■ PROMPT
Repeat exactly the lines running from the first line of the data to the line containing "const BAR_W = 55;", both ends included, and nothing else; drop the pictures.

■ INFORMATION SHOWN
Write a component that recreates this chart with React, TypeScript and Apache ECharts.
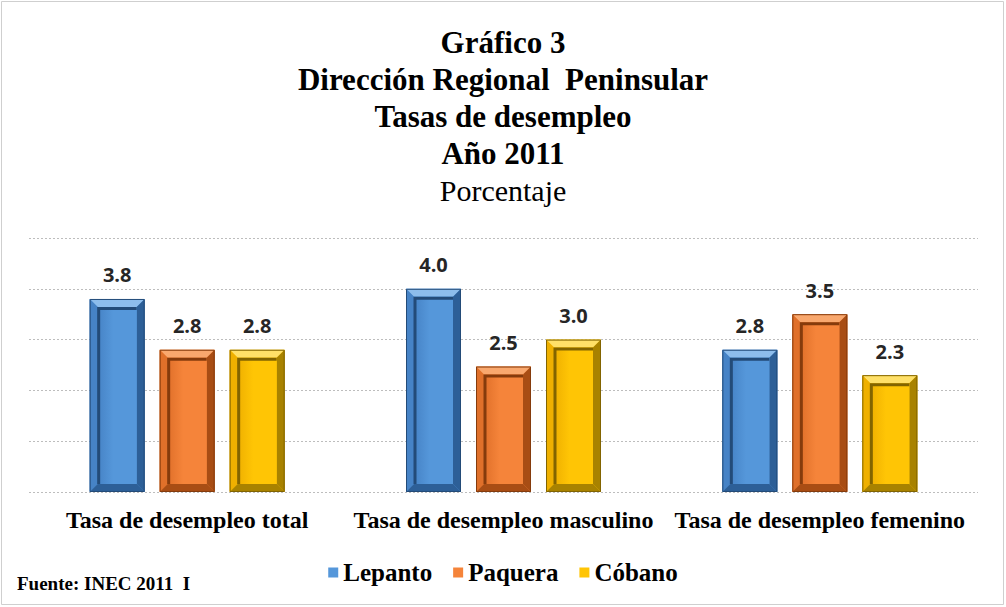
import React, { useEffect, useRef } from "react";
import * as echarts from "echarts";

const categories = [
  "Tasa de desempleo total",
  "Tasa de desempleo masculino",
  "Tasa de desempleo femenino",
];
const seriesNames = ["Lepanto", "Paquera", "Cóbano"];
const lepanto = [3.8, 4.0, 2.8];
const paquera = [2.8, 2.47, 3.5];
const cobano = [2.8, 3.0, 2.3];
const yTicks = [0, 1, 2, 3, 4, 5];

const palettes = [
  { base: "#5597da", light: "#8dbdec", mid: "#4683c6", dark: "#2d5f97", deep: "#234b78" },
  { base: "#f5843a", light: "#f9a86e", mid: "#e0702a", dark: "#a84d14", deep: "#853b0c" },
  { base: "#ffc505", light: "#ffe068", mid: "#efb000", dark: "#a88200", deep: "#826400" },
];
const offsets = [-70, 0, 70];
const BAR_W = 55;

function makeRender(k: number) {
  const p = palettes[k];
  return (params: any, api: any) => {
    const i = api.value(0);
    const v = api.value(1);
    const topPt = api.coord([i, v]);
    const basePt = api.coord([i, 0]);
    const cx = topPt[0] + offsets[k];
    const w = BAR_W;
    const x = cx - w / 2;
    const y = topPt[1];
    const h = basePt[1] - topPt[1];
    const b = Math.min(8, h / 3);
    return {
      type: "group",
      children: [
        { type: "rect", shape: { x, y, width: w, height: h }, style: { fill: p.base } },
        {
          type: "polygon",
          shape: { points: [[x, y], [x + w, y], [x + w - b, y + b], [x + b, y + b]] },
          style: { fill: p.light },
        },
        {
          type: "polygon",
          shape: { points: [[x, y], [x + b, y + b], [x + b, y + h - b], [x, y + h]] },
          style: { fill: p.mid },
        },
        {
          type: "polygon",
          shape: { points: [[x + w, y], [x + w, y + h], [x + w - b, y + h - b], [x + w - b, y + b]] },
          style: { fill: p.dark },
        },
        {
          type: "polygon",
          shape: { points: [[x, y + h], [x + b, y + h - b], [x + w - b, y + h - b], [x + w, y + h]] },
          style: { fill: p.dark },
        },
        {
          type: "rect",
          shape: { x: x + b, y: y + b, width: w - 2 * b, height: h - 2 * b },
          style: {
            fill: new echarts.graphic.LinearGradient(0, 0, 1, 0, [
              { offset: 0, color: p.mid },
              { offset: 0.4, color: p.base },
              { offset: 1, color: p.base },
            ]),
          },
        },
        {
          type: "polyline",
          shape: { points: [[x + b + 1, y + h - b], [x + b + 1, y + b + 1.5], [x + w - b, y + b + 1.5]] },
          style: { stroke: p.deep, lineWidth: 3, fill: "none" },
        },
        {
          type: "rect",
          shape: { x: x + 0.5, y: y + 0.5, width: w - 1, height: h - 1 },
          style: { fill: "none", stroke: p.deep, lineWidth: 1 },
        },
        {
          type: "text",
          x: cx,
          y: y - 14,
          style: {
            text: Number(v).toFixed(1),
            align: "center",
            verticalAlign: "bottom",
            fontFamily: "Open Sans",
            fontWeight: "bold",
            fontSize: 20,
            fill: "#262626",
          },
        },
      ],
    };
  };
}

export default function App() {
  const ref = useRef<HTMLDivElement>(null);
  useEffect(() => {
    if (!ref.current) return;
    const chart = echarts.init(ref.current, null, { renderer: "svg" });
    const values = [lepanto, paquera, cobano];
    chart.setOption({
      animation: false,
      backgroundColor: "#ffffff",
      color: palettes.map((p) => p.base),
      title: [
        {
          text: "Gráfico 3\nDirección Regional  Peninsular\nTasas de desempleo\nAño 2011",
          left: "center",
          top: 19,
          textStyle: {
            fontFamily: "Liberation Serif",
            fontWeight: "bold",
            fontSize: 31,
            lineHeight: 37,
            color: "#000",
          },
        },
        {
          text: "Porcentaje",
          left: "center",
          top: 167,
          textStyle: {
            fontFamily: "Liberation Serif",
            fontWeight: "normal",
            fontSize: 30,
            lineHeight: 36,
            color: "#000",
          },
        },
        {
          text: "Fuente: INEC 2011  I",
          left: 12,
          top: 569,
          textStyle: {
            fontFamily: "Liberation Serif",
            fontWeight: "bold",
            fontSize: 19,
            color: "#000",
          },
        },
      ],
      legend: {
        data: seriesNames,
        left: "center",
        top: 555,
        icon: "rect",
        itemWidth: 10,
        itemHeight: 10,
        itemGap: 21,
        textStyle: {
          fontFamily: "Liberation Serif",
          fontWeight: "bold",
          fontSize: 25,
          color: "#000",
        },
      },
      grid: { left: 29, right: 28, top: 238, bottom: 115 },
      xAxis: {
        type: "category",
        data: categories,
        axisLine: { show: false },
        axisTick: { show: false },
        axisLabel: {
          interval: 0,
          margin: 16,
          fontFamily: "Liberation Serif",
          fontWeight: "bold",
          fontSize: 24,
          color: "#000",
        },
      },
      yAxis: {
        type: "value",
        min: yTicks[0],
        max: yTicks[yTicks.length - 1],
        interval: 1,
        axisLabel: { show: false },
        axisLine: { show: false },
        axisTick: { show: false },
        splitLine: { lineStyle: { color: "#bdbdbd", type: [2, 2], width: 1 } },
      },
      graphic: [
        {
          type: "rect",
          shape: { x: 1.5, y: 1.5, width: 1002, height: 603 },
          style: { fill: "none", stroke: "#cfcfcf", lineWidth: 1 },
          silent: true,
        },
      ],
      series: seriesNames.map((name, k) => ({
        name,
        type: "custom",
        itemStyle: { color: palettes[k].base },
        encode: { x: 0, y: 1 },
        data: values[k].map((v, i) => [i, v]),
        renderItem: makeRender(k),
      })),
    });
    return () => chart.dispose();
  }, []);
  return (
    <div
      ref={ref}
      style={{ position: "fixed", left: 0, top: 0, width: 1006, height: 607, background: "#fff" }}
    />
  );
}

■ REPLY TO THE EXERCISE
Write a component that recreates this chart with React, TypeScript and Apache ECharts.
import React, { useEffect, useRef } from "react";
import * as echarts from "echarts";

const categories = [
  "Tasa de desempleo total",
  "Tasa de desempleo masculino",
  "Tasa de desempleo femenino",
];
const seriesNames = ["Lepanto", "Paquera", "Cóbano"];
const lepanto = [3.8, 4.0, 2.8];
const paquera = [2.8, 2.47, 3.5];
const cobano = [2.8, 3.0, 2.3];
const yTicks = [0, 1, 2, 3, 4, 5];

const palettes = [
  { base: "#5597da", light: "#8dbdec", mid: "#4683c6", dark: "#2d5f97", deep: "#234b78" },
  { base: "#f5843a", light: "#f9a86e", mid: "#e0702a", dark: "#a84d14", deep: "#853b0c" },
  { base: "#ffc505", light: "#ffe068", mid: "#efb000", dark: "#a88200", deep: "#826400" },
];
const offsets = [-70, 0, 70];
const BAR_W = 55;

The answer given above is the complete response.